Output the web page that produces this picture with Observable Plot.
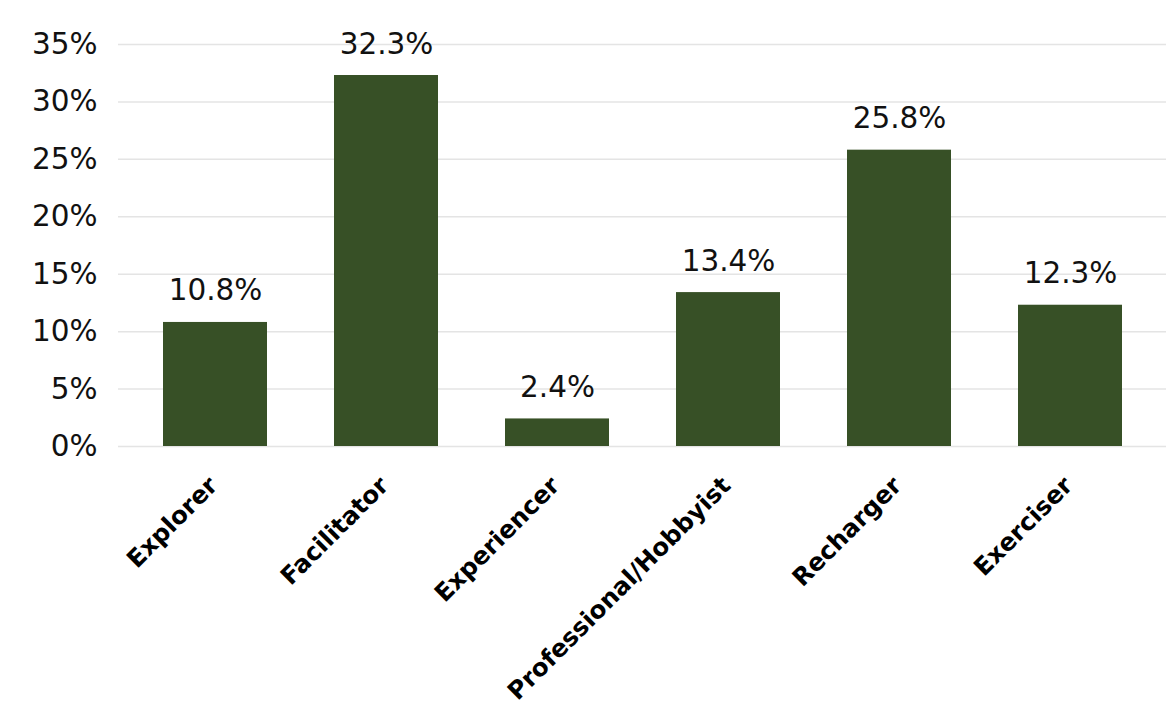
<!DOCTYPE html>
<html>
<head>
<meta charset="utf-8">
<script src="https://cdn.jsdelivr.net/npm/d3@7"></script>
<script src="https://cdn.jsdelivr.net/npm/@observablehq/plot@0.6"></script>
<style>
  html, body { margin: 0; padding: 0; background: #fff; }
  #chart { width: 1166px; height: 715px; }
</style>
</head>
<body>
<div id="chart"></div>
<script>
const categories = ["Explorer", "Facilitator", "Experiencer", "Professional/Hobbyist", "Recharger", "Exerciser"];
const values = [10.8, 32.3, 2.4, 13.4, 25.8, 12.3];
const yTicks = [0, 5, 10, 15, 20, 25, 30, 35];

const data = categories.map((c, i) => ({category: c, value: values[i]}));

const chart = Plot.plot({
  width: 1166,
  height: 715,
  marginLeft: 130,
  marginRight: 10,
  marginTop: 44,
  marginBottom: 269,
  style: {fontFamily: "'DejaVu Sans', sans-serif", background: "#fff"},
  x: {domain: categories, paddingInner: 0.39, paddingOuter: 0.195, axis: null},
  y: {domain: [0, 35], ticks: yTicks, axis: null},
  marks: [
    Plot.ruleY(yTicks, {stroke: "#e4e4e4", strokeWidth: 1.5, insetLeft: -12, insetRight: -10}),
    Plot.barY(data, {x: "category", y: "value", fill: "#375026"}),
    Plot.text(yTicks, {
      y: d => d, text: d => `${d}%`,
      frameAnchor: "left", textAnchor: "end", dx: -33,
      fontSize: 29.5, fill: "#111", letterSpacing: 2.5
    }),
    Plot.text(data, {
      x: "category", y: "value", text: d => `${d.value.toFixed(1)}%`,
      lineAnchor: "bottom", dy: -22, fontSize: 29.5, fill: "#111",
      letterSpacing: 2.5
    }),
    Plot.text(data, {
      x: "category", y: () => 0, text: "category",
      textAnchor: "end", lineAnchor: "middle", rotate: -45,
      dx: -2, dy: 35, fontSize: 24.5, fontWeight: "bold", fill: "#000"
    })
  ]
});
document.getElementById("chart").appendChild(chart);
</script>
</body>
</html>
=====
[Objective]:
Quote the preceding listing precisely and completely, omitting its images.

[Output for this exercise]:
Output the web page that produces this picture with Observable Plot.
<!DOCTYPE html>
<html>
<head>
<meta charset="utf-8">
<script src="https://cdn.jsdelivr.net/npm/d3@7"></script>
<script src="https://cdn.jsdelivr.net/npm/@observablehq/plot@0.6"></script>
<style>
  html, body { margin: 0; padding: 0; background: #fff; }
  #chart { width: 1166px; height: 715px; }
</style>
</head>
<body>
<div id="chart"></div>
<script>
const categories = ["Explorer", "Facilitator", "Experiencer", "Professional/Hobbyist", "Recharger", "Exerciser"];
const values = [10.8, 32.3, 2.4, 13.4, 25.8, 12.3];
const yTicks = [0, 5, 10, 15, 20, 25, 30, 35];

const data = categories.map((c, i) => ({category: c, value: values[i]}));

const chart = Plot.plot({
  width: 1166,
  height: 715,
  marginLeft: 130,
  marginRight: 10,
  marginTop: 44,
  marginBottom: 269,
  style: {fontFamily: "'DejaVu Sans', sans-serif", background: "#fff"},
  x: {domain: categories, paddingInner: 0.39, paddingOuter: 0.195, axis: null},
  y: {domain: [0, 35], ticks: yTicks, axis: null},
  marks: [
    Plot.ruleY(yTicks, {stroke: "#e4e4e4", strokeWidth: 1.5, insetLeft: -12, insetRight: -10}),
    Plot.barY(data, {x: "category", y: "value", fill: "#375026"}),
    Plot.text(yTicks, {
      y: d => d, text: d => `${d}%`,
      frameAnchor: "left", textAnchor: "end", dx: -33,
      fontSize: 29.5, fill: "#111", letterSpacing: 2.5
    }),
    Plot.text(data, {
      x: "category", y: "value", text: d => `${d.value.toFixed(1)}%`,
      lineAnchor: "bottom", dy: -22, fontSize: 29.5, fill: "#111",
      letterSpacing: 2.5
    }),
    Plot.text(data, {
      x: "category", y: () => 0, text: "category",
      textAnchor: "end", lineAnchor: "middle", rotate: -45,
      dx: -2, dy: 35, fontSize: 24.5, fontWeight: "bold", fill: "#000"
    })
  ]
});
document.getElementById("chart").appendChild(chart);
</script>
</body>
</html>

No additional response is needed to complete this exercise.